§ **Dataset extract**:
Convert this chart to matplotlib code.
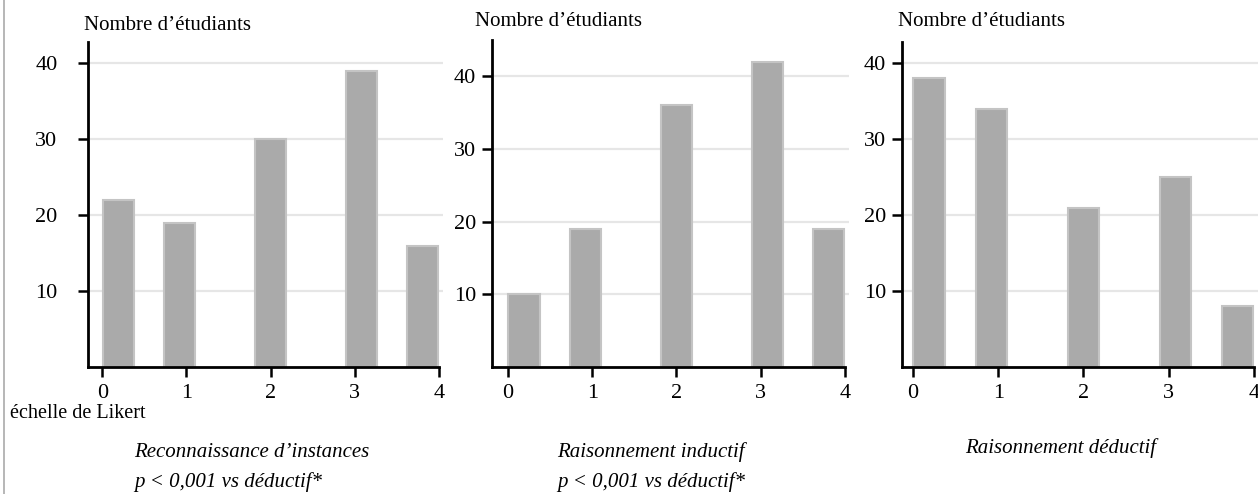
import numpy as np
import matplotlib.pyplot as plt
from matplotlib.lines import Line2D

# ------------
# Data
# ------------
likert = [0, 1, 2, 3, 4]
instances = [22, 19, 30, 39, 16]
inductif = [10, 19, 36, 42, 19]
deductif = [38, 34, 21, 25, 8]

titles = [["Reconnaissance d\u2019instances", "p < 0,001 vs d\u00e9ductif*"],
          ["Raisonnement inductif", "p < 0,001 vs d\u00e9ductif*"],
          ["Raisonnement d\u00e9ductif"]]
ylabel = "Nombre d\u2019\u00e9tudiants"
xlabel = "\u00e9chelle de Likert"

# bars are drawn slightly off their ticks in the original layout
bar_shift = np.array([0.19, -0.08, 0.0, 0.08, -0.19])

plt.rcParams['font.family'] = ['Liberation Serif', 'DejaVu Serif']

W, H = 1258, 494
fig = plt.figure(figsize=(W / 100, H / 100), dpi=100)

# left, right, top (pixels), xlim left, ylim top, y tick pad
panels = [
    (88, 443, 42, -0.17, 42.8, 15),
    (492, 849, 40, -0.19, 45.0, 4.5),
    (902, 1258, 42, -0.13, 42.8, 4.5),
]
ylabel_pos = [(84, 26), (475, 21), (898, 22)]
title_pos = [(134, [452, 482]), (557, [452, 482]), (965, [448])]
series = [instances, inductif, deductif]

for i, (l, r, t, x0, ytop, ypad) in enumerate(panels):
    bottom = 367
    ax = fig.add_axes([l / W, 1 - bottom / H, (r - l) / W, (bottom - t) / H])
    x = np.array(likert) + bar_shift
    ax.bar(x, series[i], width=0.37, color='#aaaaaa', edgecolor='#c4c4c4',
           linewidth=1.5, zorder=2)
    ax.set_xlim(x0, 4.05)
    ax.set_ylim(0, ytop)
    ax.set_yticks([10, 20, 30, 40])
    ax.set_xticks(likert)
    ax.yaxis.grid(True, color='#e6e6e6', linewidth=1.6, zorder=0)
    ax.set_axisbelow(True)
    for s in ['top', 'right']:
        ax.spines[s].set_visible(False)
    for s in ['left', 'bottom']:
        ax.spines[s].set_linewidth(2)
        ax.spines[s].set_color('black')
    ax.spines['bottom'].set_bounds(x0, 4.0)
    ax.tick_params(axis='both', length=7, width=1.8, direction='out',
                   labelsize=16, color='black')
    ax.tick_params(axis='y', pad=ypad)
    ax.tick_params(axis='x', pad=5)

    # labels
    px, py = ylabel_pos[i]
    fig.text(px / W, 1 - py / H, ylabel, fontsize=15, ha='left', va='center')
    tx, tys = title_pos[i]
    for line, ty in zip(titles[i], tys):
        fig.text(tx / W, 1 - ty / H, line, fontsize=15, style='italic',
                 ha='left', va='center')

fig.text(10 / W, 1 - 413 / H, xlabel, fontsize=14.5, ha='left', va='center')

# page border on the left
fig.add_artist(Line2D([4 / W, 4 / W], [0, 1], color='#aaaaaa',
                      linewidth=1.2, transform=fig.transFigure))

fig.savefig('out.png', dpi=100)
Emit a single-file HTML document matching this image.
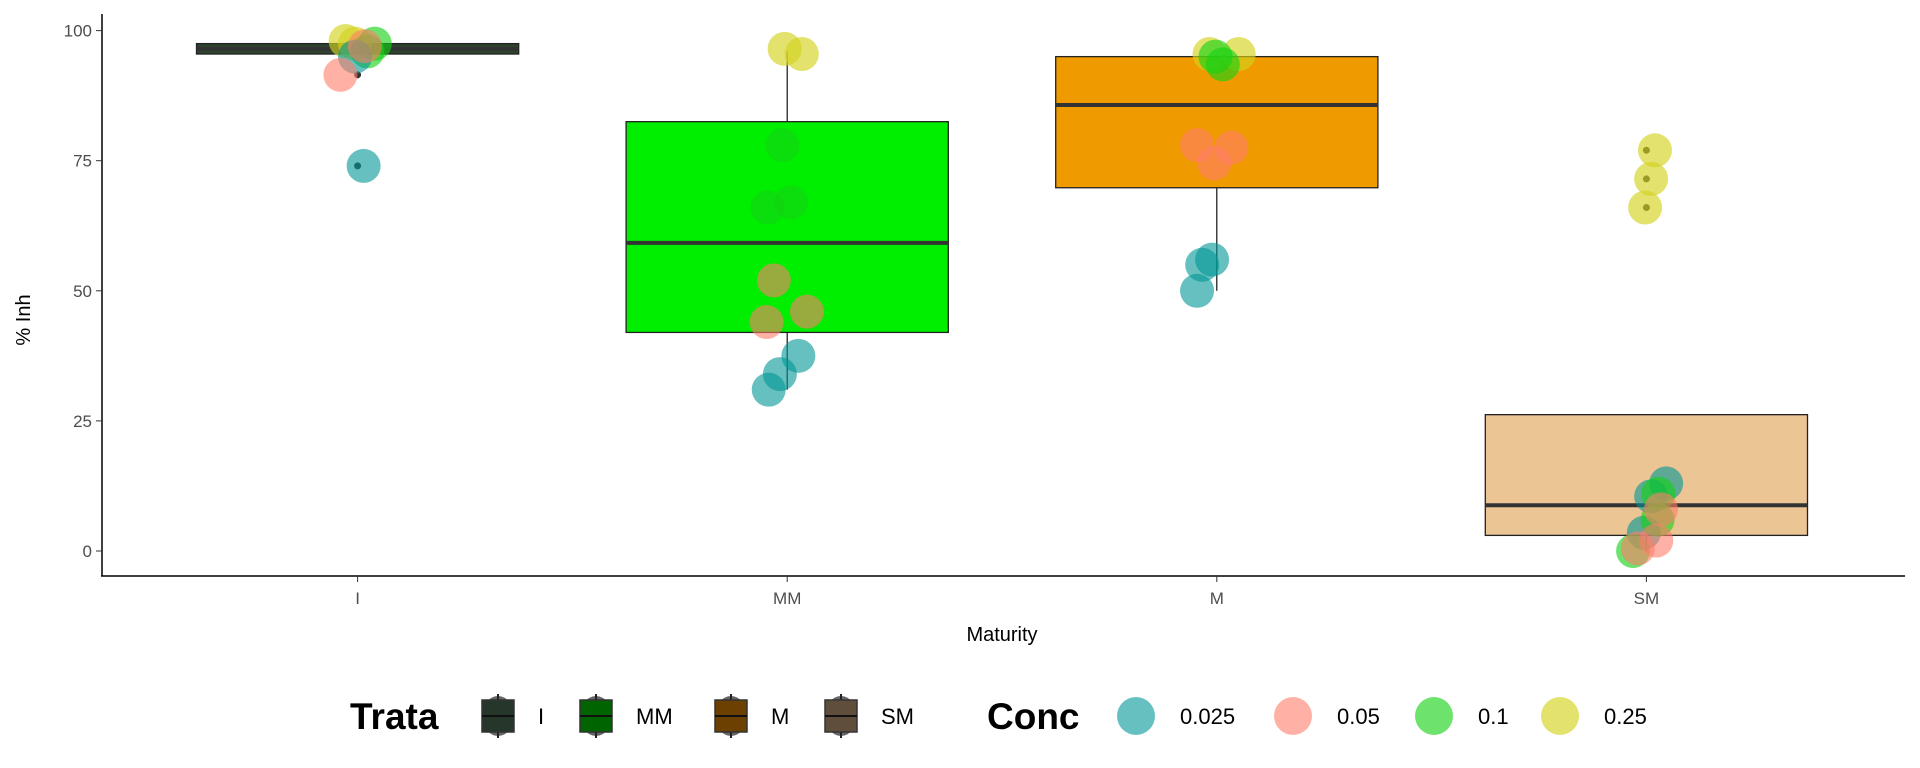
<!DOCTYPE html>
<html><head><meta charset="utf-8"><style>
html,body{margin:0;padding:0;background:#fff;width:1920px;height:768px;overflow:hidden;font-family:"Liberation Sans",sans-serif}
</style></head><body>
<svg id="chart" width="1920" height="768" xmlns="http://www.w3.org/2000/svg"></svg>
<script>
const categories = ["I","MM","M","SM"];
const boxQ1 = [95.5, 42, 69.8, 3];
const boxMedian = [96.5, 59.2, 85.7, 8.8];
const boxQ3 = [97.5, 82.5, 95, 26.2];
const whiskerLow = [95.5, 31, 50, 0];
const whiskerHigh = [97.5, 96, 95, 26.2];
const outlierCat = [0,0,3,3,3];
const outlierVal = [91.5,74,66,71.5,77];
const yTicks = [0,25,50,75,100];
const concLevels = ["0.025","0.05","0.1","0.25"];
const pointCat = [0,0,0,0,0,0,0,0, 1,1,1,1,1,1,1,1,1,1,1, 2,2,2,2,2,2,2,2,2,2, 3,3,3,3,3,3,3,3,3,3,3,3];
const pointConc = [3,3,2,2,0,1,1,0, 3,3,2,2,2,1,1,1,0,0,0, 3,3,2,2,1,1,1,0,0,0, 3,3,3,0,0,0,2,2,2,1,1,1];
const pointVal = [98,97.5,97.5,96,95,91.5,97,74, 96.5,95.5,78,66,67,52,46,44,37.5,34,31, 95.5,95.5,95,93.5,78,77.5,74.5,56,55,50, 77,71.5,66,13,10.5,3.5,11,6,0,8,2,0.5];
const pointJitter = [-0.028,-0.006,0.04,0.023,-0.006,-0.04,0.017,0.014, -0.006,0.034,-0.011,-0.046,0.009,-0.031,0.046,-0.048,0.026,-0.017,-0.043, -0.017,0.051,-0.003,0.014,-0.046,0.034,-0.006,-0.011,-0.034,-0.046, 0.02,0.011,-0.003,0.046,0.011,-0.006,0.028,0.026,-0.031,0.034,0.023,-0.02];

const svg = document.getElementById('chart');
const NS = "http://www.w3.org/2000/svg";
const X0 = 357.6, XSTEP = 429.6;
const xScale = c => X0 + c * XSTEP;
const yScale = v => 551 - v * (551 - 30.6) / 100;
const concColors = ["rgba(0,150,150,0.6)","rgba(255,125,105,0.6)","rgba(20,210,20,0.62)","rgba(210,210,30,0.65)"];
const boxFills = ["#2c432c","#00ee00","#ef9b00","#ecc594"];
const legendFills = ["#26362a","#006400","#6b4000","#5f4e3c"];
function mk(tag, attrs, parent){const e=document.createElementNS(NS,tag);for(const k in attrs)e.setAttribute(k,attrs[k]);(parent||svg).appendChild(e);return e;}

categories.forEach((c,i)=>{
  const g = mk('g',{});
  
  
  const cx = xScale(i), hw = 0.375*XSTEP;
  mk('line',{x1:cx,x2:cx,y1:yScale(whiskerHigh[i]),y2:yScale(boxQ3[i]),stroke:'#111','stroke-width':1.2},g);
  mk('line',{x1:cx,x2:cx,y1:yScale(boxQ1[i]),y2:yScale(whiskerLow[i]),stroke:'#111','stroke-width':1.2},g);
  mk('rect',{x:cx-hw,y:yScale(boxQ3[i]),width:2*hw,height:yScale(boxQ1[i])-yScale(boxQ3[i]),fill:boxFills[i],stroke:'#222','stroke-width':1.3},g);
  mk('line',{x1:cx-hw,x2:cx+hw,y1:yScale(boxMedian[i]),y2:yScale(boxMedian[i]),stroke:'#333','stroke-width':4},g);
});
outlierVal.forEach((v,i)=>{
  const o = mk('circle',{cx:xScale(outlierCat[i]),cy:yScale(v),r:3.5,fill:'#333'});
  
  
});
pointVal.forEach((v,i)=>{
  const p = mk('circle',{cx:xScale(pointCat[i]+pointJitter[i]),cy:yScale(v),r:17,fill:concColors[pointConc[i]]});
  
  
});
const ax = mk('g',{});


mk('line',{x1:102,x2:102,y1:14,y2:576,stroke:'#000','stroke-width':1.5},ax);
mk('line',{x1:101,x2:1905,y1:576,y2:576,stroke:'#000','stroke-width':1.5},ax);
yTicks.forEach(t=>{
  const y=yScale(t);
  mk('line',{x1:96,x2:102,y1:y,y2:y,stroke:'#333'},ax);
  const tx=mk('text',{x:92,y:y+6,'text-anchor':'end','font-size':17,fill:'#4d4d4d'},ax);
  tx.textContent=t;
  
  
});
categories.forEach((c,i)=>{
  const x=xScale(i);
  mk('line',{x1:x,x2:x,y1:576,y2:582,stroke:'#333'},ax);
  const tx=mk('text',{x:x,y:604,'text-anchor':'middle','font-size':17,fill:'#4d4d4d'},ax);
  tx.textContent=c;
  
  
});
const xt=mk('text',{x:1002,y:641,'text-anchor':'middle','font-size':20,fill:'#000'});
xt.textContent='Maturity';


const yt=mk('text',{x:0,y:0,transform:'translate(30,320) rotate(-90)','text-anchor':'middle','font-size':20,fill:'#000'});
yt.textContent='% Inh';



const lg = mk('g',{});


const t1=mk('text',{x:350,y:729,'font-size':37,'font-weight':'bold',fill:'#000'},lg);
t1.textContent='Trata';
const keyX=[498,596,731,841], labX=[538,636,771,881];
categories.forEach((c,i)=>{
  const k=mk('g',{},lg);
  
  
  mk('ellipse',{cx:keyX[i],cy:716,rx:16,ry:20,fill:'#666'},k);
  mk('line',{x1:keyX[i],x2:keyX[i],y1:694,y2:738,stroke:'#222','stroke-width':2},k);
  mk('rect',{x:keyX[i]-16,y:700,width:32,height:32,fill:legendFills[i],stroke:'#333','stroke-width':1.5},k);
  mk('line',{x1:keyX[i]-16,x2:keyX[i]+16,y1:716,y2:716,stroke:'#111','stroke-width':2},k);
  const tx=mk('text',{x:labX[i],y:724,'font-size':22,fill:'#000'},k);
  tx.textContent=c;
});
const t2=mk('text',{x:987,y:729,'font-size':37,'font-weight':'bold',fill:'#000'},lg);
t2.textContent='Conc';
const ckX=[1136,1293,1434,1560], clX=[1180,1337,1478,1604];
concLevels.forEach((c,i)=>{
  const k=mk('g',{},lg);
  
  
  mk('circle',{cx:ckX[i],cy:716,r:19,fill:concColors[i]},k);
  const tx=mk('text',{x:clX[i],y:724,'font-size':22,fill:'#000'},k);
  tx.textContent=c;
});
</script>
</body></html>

§ **Exercise**: Find all the lines containing "matplotlib" in the material, then copy them.

§ **Exercise result**:
Convert this chart to matplotlib code.
import matplotlib.pyplot as plt
from matplotlib.lines import Line2D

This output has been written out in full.